Gently, my wife replaces the hanging plant on the hook above the balustrade on the front porch.
When I trudge up the driveway from work the following evening, my wife announces, “There’s another egg in the nest!”
“Two in the bush,” I muse.
She lifts the potted plant down for me to see. Somehow the new egg looks different: a bit bigger, more densely speckled.
“That egg was laid by a different bird,” I say.
“Are you sure?”
“Pretty sure. See the difference?”
“Why would another bird do such a thing?”
“Might be a cowbird.”
“What’s a cowbird?”
“The brown-headed cowbird lays its eggs in the nests of other birds. Usually the cowbird baby hatches out first. It grows fast and eventually pushes the other birds out of the nest. The parent birds don’t know any better, so they keep feeding it as though it were their own baby.”
“I don’t think I like cowbirds very much.”
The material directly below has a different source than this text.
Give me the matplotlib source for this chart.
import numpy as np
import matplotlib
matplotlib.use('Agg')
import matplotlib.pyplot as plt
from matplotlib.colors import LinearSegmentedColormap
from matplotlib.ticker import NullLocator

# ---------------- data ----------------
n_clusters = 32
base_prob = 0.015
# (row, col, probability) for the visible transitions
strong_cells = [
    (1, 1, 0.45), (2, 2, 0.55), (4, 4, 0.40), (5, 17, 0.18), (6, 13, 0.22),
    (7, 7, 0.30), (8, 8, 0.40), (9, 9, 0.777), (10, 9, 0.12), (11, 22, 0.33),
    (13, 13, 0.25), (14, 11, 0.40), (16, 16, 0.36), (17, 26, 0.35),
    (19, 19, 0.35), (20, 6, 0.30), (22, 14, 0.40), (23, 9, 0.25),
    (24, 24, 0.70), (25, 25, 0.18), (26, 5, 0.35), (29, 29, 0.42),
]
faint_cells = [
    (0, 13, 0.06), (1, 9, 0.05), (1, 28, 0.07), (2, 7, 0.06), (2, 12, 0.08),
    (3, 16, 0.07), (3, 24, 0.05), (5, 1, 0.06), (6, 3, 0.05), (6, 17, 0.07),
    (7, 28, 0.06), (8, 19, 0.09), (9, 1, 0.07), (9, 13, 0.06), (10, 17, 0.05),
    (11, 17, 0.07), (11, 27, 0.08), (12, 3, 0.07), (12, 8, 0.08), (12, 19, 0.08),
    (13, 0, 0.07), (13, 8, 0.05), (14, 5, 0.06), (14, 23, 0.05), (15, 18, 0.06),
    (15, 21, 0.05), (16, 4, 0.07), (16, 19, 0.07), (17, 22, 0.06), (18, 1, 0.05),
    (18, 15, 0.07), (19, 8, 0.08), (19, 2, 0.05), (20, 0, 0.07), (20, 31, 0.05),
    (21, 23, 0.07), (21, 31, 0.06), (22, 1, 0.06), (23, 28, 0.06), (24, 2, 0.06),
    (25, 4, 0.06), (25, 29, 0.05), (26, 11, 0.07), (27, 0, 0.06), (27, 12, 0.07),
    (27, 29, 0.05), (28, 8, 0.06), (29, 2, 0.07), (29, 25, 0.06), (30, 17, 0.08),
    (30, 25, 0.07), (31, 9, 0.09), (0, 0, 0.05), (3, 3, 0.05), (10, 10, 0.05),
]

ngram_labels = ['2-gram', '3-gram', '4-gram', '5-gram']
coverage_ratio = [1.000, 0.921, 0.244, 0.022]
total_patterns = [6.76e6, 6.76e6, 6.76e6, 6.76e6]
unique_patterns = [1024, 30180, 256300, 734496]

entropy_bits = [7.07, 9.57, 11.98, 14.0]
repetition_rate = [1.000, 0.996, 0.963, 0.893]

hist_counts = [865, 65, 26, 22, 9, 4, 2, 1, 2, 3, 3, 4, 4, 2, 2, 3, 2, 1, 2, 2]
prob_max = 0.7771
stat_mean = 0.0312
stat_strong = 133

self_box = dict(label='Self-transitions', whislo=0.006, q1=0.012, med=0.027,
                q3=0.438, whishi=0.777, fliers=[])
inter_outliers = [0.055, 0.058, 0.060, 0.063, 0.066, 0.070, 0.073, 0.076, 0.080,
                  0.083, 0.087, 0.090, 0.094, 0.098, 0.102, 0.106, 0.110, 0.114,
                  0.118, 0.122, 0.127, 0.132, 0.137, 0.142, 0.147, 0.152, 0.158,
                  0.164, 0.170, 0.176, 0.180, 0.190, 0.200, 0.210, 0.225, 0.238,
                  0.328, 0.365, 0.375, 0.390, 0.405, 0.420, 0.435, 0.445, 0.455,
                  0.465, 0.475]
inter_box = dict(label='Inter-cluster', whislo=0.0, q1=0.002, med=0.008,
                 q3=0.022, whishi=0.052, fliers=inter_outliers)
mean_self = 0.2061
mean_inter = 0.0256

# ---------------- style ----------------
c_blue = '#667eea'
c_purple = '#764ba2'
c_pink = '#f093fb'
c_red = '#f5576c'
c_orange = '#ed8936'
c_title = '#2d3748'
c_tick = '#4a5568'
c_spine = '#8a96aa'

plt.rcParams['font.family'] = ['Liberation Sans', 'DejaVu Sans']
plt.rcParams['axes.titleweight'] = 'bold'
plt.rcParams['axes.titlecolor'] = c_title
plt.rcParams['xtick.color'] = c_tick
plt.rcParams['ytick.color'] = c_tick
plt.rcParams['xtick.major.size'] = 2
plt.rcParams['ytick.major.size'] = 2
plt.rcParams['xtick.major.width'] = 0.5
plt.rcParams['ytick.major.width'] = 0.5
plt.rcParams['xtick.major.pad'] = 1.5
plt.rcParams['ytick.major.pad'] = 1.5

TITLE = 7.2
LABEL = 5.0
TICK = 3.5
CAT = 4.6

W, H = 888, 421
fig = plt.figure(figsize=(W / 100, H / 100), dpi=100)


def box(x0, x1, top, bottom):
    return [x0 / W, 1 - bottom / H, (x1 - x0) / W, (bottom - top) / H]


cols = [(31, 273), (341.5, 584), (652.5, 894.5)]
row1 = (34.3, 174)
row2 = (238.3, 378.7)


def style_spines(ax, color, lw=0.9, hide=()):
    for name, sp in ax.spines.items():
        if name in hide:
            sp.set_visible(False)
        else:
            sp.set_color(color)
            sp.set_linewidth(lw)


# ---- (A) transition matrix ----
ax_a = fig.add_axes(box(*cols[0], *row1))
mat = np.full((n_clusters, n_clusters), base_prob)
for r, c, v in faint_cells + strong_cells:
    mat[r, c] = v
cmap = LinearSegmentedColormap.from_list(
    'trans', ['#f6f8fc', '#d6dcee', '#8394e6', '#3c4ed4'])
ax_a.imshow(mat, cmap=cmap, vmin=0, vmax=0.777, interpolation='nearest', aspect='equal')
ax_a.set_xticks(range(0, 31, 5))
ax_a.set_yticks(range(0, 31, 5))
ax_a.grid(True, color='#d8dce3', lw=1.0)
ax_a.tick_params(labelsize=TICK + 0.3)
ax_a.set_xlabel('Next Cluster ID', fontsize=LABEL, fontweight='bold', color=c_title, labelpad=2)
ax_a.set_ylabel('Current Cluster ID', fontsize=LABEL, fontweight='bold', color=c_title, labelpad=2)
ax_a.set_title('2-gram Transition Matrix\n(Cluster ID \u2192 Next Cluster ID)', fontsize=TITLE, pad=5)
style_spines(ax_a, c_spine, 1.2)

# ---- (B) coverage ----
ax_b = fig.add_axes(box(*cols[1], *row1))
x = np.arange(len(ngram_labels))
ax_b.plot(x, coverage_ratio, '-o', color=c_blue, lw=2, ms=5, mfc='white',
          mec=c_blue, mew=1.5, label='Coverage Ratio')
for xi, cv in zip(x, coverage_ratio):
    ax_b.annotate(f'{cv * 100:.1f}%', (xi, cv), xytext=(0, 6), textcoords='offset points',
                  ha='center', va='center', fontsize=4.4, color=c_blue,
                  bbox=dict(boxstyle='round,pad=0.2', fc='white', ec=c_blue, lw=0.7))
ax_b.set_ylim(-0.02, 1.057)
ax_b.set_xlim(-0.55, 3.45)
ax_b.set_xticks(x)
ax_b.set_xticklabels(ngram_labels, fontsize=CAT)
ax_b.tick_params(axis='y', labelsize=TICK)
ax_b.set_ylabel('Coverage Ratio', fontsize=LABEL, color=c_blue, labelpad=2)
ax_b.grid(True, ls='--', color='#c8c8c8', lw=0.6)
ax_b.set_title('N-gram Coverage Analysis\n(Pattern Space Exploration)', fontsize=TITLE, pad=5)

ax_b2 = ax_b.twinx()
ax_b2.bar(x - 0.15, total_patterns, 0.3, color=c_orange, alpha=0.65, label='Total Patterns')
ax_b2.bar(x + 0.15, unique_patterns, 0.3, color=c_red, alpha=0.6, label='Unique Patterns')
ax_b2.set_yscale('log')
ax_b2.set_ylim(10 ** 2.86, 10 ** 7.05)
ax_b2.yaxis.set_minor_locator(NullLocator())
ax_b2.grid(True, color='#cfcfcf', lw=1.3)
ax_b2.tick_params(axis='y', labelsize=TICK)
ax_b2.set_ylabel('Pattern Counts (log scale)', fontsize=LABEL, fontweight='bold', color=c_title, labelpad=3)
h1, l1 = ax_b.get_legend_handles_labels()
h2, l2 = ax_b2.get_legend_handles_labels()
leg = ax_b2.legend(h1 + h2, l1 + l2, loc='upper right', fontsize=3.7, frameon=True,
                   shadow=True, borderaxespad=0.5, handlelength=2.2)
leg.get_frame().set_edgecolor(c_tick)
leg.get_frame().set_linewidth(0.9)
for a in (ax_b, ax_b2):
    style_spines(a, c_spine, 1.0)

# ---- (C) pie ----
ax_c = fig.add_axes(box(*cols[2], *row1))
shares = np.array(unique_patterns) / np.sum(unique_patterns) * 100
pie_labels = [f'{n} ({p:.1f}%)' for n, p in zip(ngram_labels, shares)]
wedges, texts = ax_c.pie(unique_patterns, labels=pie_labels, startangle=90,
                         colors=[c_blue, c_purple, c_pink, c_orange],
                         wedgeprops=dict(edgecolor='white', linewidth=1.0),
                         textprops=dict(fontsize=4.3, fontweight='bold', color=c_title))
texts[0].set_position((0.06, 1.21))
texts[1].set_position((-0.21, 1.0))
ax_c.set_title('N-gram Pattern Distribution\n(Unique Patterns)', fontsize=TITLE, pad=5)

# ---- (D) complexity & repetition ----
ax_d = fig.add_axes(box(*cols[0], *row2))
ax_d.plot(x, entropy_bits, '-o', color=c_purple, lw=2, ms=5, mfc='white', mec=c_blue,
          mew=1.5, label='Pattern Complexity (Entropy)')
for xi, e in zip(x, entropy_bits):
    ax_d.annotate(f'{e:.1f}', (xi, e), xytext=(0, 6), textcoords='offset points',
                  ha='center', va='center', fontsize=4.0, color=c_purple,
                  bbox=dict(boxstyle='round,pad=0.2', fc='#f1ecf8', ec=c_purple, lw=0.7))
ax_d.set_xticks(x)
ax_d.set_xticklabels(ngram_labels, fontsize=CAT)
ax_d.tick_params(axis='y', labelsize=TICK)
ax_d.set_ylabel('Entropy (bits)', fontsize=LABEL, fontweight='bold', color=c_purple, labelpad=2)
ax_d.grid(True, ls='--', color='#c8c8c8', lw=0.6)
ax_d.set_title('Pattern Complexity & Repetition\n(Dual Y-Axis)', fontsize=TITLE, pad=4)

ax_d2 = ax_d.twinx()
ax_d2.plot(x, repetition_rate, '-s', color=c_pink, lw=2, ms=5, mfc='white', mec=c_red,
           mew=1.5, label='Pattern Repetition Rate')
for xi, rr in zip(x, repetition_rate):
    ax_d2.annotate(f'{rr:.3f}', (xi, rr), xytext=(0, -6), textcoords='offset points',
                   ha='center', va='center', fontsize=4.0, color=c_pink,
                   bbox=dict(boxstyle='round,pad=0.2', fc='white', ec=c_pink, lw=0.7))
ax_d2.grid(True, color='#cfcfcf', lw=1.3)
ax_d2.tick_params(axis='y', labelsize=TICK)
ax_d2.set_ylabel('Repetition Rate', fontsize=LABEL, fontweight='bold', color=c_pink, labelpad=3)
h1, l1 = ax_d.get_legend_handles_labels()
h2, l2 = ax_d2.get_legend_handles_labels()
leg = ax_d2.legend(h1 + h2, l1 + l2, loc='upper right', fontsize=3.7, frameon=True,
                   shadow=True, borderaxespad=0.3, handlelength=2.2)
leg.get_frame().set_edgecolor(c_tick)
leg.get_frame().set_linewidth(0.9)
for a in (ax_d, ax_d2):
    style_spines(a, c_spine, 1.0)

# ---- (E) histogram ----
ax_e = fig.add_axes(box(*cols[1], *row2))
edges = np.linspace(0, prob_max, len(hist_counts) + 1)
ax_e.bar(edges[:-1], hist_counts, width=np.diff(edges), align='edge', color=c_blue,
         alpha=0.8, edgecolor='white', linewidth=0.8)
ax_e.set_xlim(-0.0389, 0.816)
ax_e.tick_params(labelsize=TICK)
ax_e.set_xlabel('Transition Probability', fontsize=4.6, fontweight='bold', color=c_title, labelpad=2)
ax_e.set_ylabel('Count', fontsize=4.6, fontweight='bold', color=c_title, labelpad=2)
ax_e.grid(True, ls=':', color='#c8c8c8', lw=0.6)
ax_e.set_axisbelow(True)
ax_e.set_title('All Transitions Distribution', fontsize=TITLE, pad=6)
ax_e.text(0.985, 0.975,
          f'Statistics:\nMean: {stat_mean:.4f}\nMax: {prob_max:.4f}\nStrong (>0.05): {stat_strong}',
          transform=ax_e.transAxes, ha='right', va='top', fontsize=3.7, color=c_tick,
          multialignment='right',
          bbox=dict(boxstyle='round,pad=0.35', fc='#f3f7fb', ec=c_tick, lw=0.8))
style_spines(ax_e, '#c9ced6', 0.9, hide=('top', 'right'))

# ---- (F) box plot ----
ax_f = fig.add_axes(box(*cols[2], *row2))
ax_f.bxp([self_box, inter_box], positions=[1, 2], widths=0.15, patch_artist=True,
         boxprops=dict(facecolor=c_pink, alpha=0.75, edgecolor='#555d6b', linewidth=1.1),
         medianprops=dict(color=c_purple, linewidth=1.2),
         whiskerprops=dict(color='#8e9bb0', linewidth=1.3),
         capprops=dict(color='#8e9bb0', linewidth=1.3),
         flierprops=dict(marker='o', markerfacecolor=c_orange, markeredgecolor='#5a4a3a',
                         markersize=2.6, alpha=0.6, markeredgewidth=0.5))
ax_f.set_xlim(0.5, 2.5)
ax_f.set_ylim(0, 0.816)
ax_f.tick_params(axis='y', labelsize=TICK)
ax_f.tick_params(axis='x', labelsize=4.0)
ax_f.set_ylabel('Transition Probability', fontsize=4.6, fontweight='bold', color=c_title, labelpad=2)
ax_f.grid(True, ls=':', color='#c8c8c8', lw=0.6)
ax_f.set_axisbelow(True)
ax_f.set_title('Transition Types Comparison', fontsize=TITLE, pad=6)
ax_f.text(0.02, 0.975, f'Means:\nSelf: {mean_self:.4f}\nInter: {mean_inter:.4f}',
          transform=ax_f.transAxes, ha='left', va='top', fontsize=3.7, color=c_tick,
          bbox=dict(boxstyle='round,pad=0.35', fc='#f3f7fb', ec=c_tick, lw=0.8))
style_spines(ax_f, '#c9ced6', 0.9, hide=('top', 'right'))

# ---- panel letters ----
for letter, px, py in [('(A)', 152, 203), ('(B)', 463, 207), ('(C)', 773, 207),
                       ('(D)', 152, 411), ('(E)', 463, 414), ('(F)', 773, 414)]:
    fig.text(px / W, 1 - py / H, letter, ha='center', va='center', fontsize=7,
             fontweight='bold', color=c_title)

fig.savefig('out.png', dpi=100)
“They’re part of nature. It’s how they exist.”
My wife replaces the hanging basket and walks quietly into the house.
Two days later she makes another announcement. “There’s another egg in the nest. This one looks like the first one: blue with a few chocolate speckles.”
The two eggs look like twins next to the speckled brown egg.
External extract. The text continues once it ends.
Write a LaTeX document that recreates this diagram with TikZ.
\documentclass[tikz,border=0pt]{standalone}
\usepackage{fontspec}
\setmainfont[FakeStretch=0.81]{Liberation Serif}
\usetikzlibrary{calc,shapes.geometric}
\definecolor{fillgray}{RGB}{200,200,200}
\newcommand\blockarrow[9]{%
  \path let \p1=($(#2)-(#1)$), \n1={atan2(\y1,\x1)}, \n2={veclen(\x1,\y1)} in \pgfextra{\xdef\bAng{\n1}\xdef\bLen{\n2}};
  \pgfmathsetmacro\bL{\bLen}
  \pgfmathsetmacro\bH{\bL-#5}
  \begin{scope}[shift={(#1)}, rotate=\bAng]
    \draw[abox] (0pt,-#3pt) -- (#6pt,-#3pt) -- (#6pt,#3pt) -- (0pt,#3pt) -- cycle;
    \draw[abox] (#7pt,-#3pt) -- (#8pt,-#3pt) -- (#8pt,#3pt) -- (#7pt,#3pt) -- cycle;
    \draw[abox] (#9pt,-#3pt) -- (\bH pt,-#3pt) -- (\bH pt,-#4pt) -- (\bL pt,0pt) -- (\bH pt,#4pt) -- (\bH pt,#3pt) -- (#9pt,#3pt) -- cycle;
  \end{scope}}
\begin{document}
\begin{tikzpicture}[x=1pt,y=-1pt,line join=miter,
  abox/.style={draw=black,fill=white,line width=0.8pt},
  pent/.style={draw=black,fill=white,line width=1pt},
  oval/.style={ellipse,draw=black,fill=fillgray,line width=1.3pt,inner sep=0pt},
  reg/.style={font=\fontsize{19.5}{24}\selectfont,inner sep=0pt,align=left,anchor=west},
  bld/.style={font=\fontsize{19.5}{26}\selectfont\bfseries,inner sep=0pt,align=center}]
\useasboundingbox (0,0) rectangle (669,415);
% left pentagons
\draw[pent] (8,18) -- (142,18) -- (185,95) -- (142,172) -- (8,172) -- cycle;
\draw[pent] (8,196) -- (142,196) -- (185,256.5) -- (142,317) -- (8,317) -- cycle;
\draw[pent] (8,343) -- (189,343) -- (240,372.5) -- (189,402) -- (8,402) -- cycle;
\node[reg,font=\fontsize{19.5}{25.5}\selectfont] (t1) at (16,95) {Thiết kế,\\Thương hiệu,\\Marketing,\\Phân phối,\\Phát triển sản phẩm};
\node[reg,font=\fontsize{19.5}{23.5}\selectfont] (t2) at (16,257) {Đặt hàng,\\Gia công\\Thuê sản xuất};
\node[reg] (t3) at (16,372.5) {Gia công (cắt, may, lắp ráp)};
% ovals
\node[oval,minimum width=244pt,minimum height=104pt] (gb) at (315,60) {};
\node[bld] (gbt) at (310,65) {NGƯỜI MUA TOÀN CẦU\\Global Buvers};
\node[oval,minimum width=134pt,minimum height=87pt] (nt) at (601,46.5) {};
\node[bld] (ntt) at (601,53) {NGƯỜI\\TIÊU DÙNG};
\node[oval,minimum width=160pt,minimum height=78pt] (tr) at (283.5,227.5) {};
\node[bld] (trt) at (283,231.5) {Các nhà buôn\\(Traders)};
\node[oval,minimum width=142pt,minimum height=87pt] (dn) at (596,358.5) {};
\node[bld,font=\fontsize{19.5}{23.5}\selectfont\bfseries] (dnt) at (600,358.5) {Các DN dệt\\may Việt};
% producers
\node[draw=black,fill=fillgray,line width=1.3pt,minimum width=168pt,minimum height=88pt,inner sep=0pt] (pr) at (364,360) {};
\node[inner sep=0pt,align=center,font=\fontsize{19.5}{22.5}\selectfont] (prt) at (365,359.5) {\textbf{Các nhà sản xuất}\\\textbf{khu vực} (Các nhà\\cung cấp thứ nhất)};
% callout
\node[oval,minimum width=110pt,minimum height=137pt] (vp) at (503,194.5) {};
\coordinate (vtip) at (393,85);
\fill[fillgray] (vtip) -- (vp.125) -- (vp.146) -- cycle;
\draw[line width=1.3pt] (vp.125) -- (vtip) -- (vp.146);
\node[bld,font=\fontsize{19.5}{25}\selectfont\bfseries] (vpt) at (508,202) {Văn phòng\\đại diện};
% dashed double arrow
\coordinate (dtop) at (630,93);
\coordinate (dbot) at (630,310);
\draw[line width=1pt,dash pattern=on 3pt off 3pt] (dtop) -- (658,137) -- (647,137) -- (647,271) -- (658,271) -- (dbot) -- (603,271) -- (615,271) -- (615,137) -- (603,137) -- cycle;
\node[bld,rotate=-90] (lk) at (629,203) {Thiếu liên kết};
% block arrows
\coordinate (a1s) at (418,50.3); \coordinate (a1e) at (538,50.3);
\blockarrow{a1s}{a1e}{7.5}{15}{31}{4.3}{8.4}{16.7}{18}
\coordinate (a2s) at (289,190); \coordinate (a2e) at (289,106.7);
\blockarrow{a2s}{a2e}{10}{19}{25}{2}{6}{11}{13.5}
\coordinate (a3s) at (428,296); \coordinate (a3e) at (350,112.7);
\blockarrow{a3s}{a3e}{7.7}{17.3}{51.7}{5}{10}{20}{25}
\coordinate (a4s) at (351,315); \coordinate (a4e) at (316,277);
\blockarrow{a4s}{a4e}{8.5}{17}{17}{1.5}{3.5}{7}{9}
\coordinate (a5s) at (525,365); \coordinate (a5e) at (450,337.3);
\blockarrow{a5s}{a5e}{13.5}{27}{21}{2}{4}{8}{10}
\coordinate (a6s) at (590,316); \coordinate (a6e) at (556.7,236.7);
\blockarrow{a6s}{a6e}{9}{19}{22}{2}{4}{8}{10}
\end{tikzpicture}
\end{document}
“Are you sure that’s a cowbird egg?” she asks.
“Let’s check.” I do an online search and bring up a photo of the brown-headed cowbird. I scroll down to a picture of the nest below. The egg in the photo matches the egg in our nest exactly. “There you are,” I say.
My wife studies the picture. Then she says: “We’ll have to take it out.”
“So the baby finches can grow. Otherwise the cowbird baby will push them out of the nest.”
“But if you take out the cowbird egg, then the baby cowbird will die.”
A subdued look settles across my wife’s face. “I’d rather have the finches,” she says.
“Suit yourself,” I say, as she disappears down the stairs.
Even the simplest of nature’s marvels can be fraught with ethical dilemmas that loom large in our struggle to do the right thing.